REPUBLIKA.CO.ID, JAKARTA -- Harga daging sapi yang kembali tinggi memunculkan urgensi untuk membenahi rantai distribusi dan logistik dari komoditas pangan yang satu ini. Proses ini menimbulkan biaya tambahan yang tidak sedikit yang pada akhirnya mempengaruhi harga jual.
Board Members Center for Indonesian Policy Studies (CIPS) Dr Risti Permani menyatakan rantai distribusi daging sapi yang panjang menimbulkan biaya tambahan yang cukup tinggi. Sehingga, tutur dia, kenaikan di harga logistik dan transportasi akan berdampak signifikan padamodal produksi daging sapi di tingkat produsen.
"Belum lagi adanya kebijakan eksternal yang turut berdampak, seperti kenaikan harga bahan bakar minyak,” tutur dia.
Ia menyebut, sebenarnya harga sapi bakalan dari Australia mulai stabil di awal 2023 ini dengan membaiknya persediaan sapi di bagian utara Australia dan iklim yang mendukung. Hanya saja model bisnis yang ada saat ini di mana importir mendatangkan sapi bakalan yang kemudian harus digemukkan di feedlots dan dipotong di Indonesia membutuhkan waktu yang lama dan biaya yang tinggi hingga daging sapi mencapai konsumen akhir.
Setelah melalui proses penggemukan dan pemotongan hewan, proses selanjutnya adalah menjual daging sapi yang dihasilkan ke pedagang grosir berskala besar di pasar atau melalui tengkulak yang membantu Rumah Potong Hewan (RPH) untuk mendapatkan pembeli.
Proses ini dilanjutkan dengan menjual daging sapi ke pedagang grosir berskala kecil. "Merekalah yang menjual daging sapi ke pedagang eceran di pasar tradisional atau supermarket, sebelum akhirnya sampai di tangan konsumen.

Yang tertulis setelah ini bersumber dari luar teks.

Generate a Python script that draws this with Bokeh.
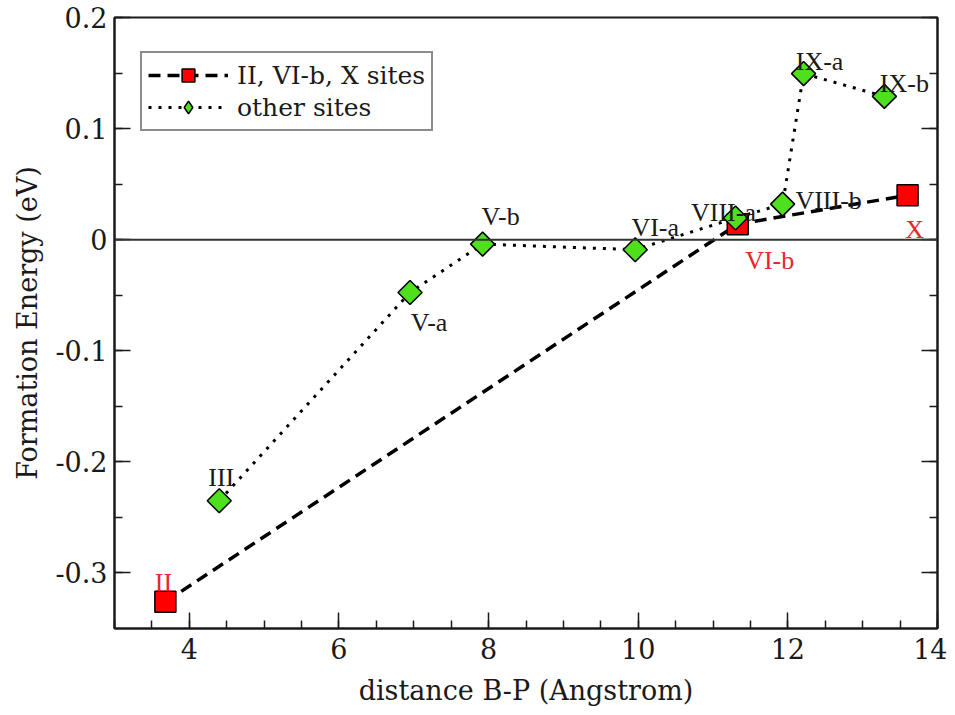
import math
from bokeh.plotting import figure
from bokeh.models import (ColumnDataSource, LinearAxis, SingleIntervalTicker, Span,
                          Legend, LegendItem, CustomJSTickFormatter, Range1d)
from bokeh.core.properties import value
from bokeh.embed import file_html
from bokeh.resources import INLINE

# ---- data ----
red_sites = ["II", "VI-b", "X"]
red_x = [3.68, 11.33, 13.60]
red_y = [-0.326, 0.014, 0.040]

green_sites = ["III", "V-a", "V-b", "VI-a", "VIII-a", "VIII-b", "IX-a", "IX-b"]
green_x = [4.40, 6.95, 7.92, 9.96, 11.30, 11.93, 12.21, 13.29]
green_y = [-0.235, -0.0475, -0.004, -0.009, 0.0195, 0.032, 0.1495, 0.129]

x_range = (3, 14)
y_range = (-0.35, 0.2)
zero_level = 0

# ---- label placement (screen px) ----
red_dx = [-2, 32, 7]
red_dy = [-19, 36, 34]
green_dx = [2, 19, 18, 20, -12, 46, 16, 20]
green_dy = [-23, 30, -28, -22, -6, -4, -12, -13]

LABEL_FONT = value("Liberation Serif")
AXIS_FONT = "DejaVu Serif"
RED = "#ff0000"
GREEN = "#4ee01c"
RED_TEXT = "#e8262c"
INK = "#1a1a1a"

p = figure(width=947, height=711, output_backend="svg", toolbar_location=None,
           x_range=Range1d(*x_range), y_range=Range1d(*y_range),
           min_border_left=114, min_border_right=10, min_border_top=17, min_border_bottom=83,
           x_axis_label="distance B-P (Angstrom)", y_axis_label="Formation Energy (eV)")
p.xgrid.visible = False
p.ygrid.visible = False
p.outline_line_color = INK
p.outline_line_width = 2
p.background_fill_color = "white"
p.border_fill_color = "white"

xt = SingleIntervalTicker(interval=2, num_minor_ticks=4)
yt = SingleIntervalTicker(interval=0.1, num_minor_ticks=2)
yfmt = CustomJSTickFormatter(code="""
const v = Math.round(tick*10)/10;
return v === 0 ? "0" : v.toString();
""")

for ax in [p.xaxis[0], p.yaxis[0]]:
    ax.major_tick_in = 16
    ax.major_tick_out = 0
    ax.minor_tick_in = 8
    ax.minor_tick_out = 0
    ax.axis_line_width = 2
    ax.axis_line_color = INK
    ax.major_tick_line_width = 1.5
    ax.minor_tick_line_width = 1.5
    ax.major_tick_line_color = INK
    ax.minor_tick_line_color = INK
    ax.major_label_text_font = AXIS_FONT
    ax.major_label_text_font_size = "27px"
    ax.major_label_text_color = INK
    ax.axis_label_text_font = AXIS_FONT
    ax.axis_label_text_font_size = "27px"
    ax.axis_label_text_font_style = "normal"
    ax.axis_label_text_color = INK

p.xaxis[0].ticker = xt
p.yaxis[0].ticker = yt
p.yaxis[0].formatter = yfmt
p.xaxis[0].major_label_standoff = 9
p.xaxis[0].axis_label_standoff = 13
p.yaxis[0].major_label_standoff = 7
p.yaxis[0].axis_label_standoff = 9

right = LinearAxis(ticker=SingleIntervalTicker(interval=0.1, num_minor_ticks=2),
                   formatter=CustomJSTickFormatter(code='return "";'),
                   major_label_standoff=0,
                   major_tick_in=16, major_tick_out=0, minor_tick_in=8, minor_tick_out=0,
                   axis_line_width=2, axis_line_color=INK,
                   major_tick_line_width=1.5, minor_tick_line_width=1.5,
                   major_tick_line_color=INK, minor_tick_line_color=INK)
p.add_layout(right, "right")

p.add_layout(Span(location=zero_level, dimension="width", line_color="#333333", line_width=2))

red_src = ColumnDataSource(dict(x=red_x, y=red_y, site=red_sites, dx=red_dx, dy=red_dy))
green_src = ColumnDataSource(dict(x=green_x, y=green_y, site=green_sites, dx=green_dx, dy=green_dy))

red_line = p.line("x", "y", source=red_src, line_color="black", line_width=3.5, line_dash="12 7")
green_line = p.line("x", "y", source=green_src, line_color="black", line_width=3, line_dash="3 7")
# diamond used as the legend symbol; it lies fully hidden beneath the rotated squares
legend_diamond = p.scatter("x", "y", source=green_src, marker="diamond", size=15,
                           fill_color=GREEN, line_color="black", line_width=1.5)
red_pts = p.scatter("x", "y", source=red_src, marker="square", size=21,
                    fill_color=RED, line_color="black", line_width=1.5)
green_pts = p.scatter("x", "y", source=green_src, marker="square", size=17, angle=math.pi/4,
                      fill_color=GREEN, line_color="black", line_width=1.5)

p.text("x", "y", text="site", source=green_src, x_offset="dx", y_offset="dy",
       text_font=LABEL_FONT, text_font_size="26px", text_color=INK,
       text_align="center", text_baseline="alphabetic")
p.text("x", "y", text="site", source=red_src, x_offset="dx", y_offset="dy",
       text_font=LABEL_FONT, text_font_size="26px", text_color=RED_TEXT,
       text_align="center", text_baseline="alphabetic")

legend = Legend(items=[
    LegendItem(label="II, VI-b, X sites", renderers=[red_line, red_pts]),
    LegendItem(label="other sites", renderers=[green_line, legend_diamond]),
], location=(26, 497))
legend.label_text_font = AXIS_FONT
legend.label_text_font_size = "25px"
legend.label_text_color = INK
legend.border_line_color = INK
legend.border_line_width = 2
legend.background_fill_alpha = 1
legend.glyph_width = 80
legend.glyph_height = 32
legend.label_height = 26
legend.spacing = 0
legend.padding = 6
legend.margin = 0
legend.label_standoff = 9
p.add_layout(legend)

open("out.html", "w").write(file_html(p, INLINE))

Proses panjang ini tentu menimbulkan biaya tambahan yang tidak sedikit," ucap dia.
Langkah pemerintah untuk mengimpor daging dari negara selain Australia, termasuk daging sapi dari Brazil dan daging kerbau dari India, juga masih belum bisa sepenuhnya menstabilkan harga pasar.
“Secara umum, pandemi memunculkan penambahan biaya transportasi dan juga penyimpanan. Ditambah dengan kenaikan harga bahan bakar minyak yang membuat ongkos transportasi antar daerah menjadi semakin tinggi,” tambahnya.
Pandemi Covid-19 memang menimbulkan disrupsi pada sektor pertanian di seluruh dunia. Implementasi berbagai kebijakan pembatasan sosial mempengaruhi kinerja sektor pertanian.
Penurunan kapasitas produksi dan pengolahan menyebabkan suplai berkurang. Misalnya saja, kenaikan harga daging sapi yang terjadi di 2021, salah satunya, disebabkan oleh harga sapi dari Australia juga sudah menanjak sejak akhir 2020, karena peternak Australia berusaha membangun kembali peternakannya (herd rebuilding) setelah terdampak kekeringan di tahun 2019 ditambah dengan tingginya biaya distribusi akibat penurunan kapasitas logistik selama pandemi Covid-19.
Risti menambahkan, fluktuasi harga pangan tentunya merupakan hal yang biasa karena perdagangan pangan tidak lepas dari dinamika pasar berdasarkan produksi, distribusi, dan permintaan. Menjelang Bulan Ramadan dan Idul Fitri, jumlah permintaan biasanya akan meningkat dan hal ini perlu diikuti dengan kecukupan pasok sebagai bentuk antisipasi.
Oleh karena itu, Risti menyebut sangat penting untuk memastikan ketersediaan daging sapi untuk konsumsi domestik cukup untuk sepanjang tahun 2023. Produksi domestik bisa ditingkatkan dengan mengembangkan sistem produksi dan distribusi daging sapi agar dapat mencapai produktivitas yang optimal guna mengantisipasi lonjakan harga di pasar internasional.
Salah satunya dengan memodernisasi sektor peternakan Indonesia dan meningkatkan kapasitas peternak lokal. Indonesia juga dapat membuka diri terhadap investasi untuk memajukan sektor peternakan.
“Kedepannya, Indonesia dapat memperkuat kerja sama perdagangan dan investasi untuk mendiversifikasi sumber pangan dan memperkuat resiliensi sistem pangan Indonesia dengan terus memastikan faktor-faktor penting seperti keamanan pangan (food safety) dan resiko biosekuriti,” tegasnya.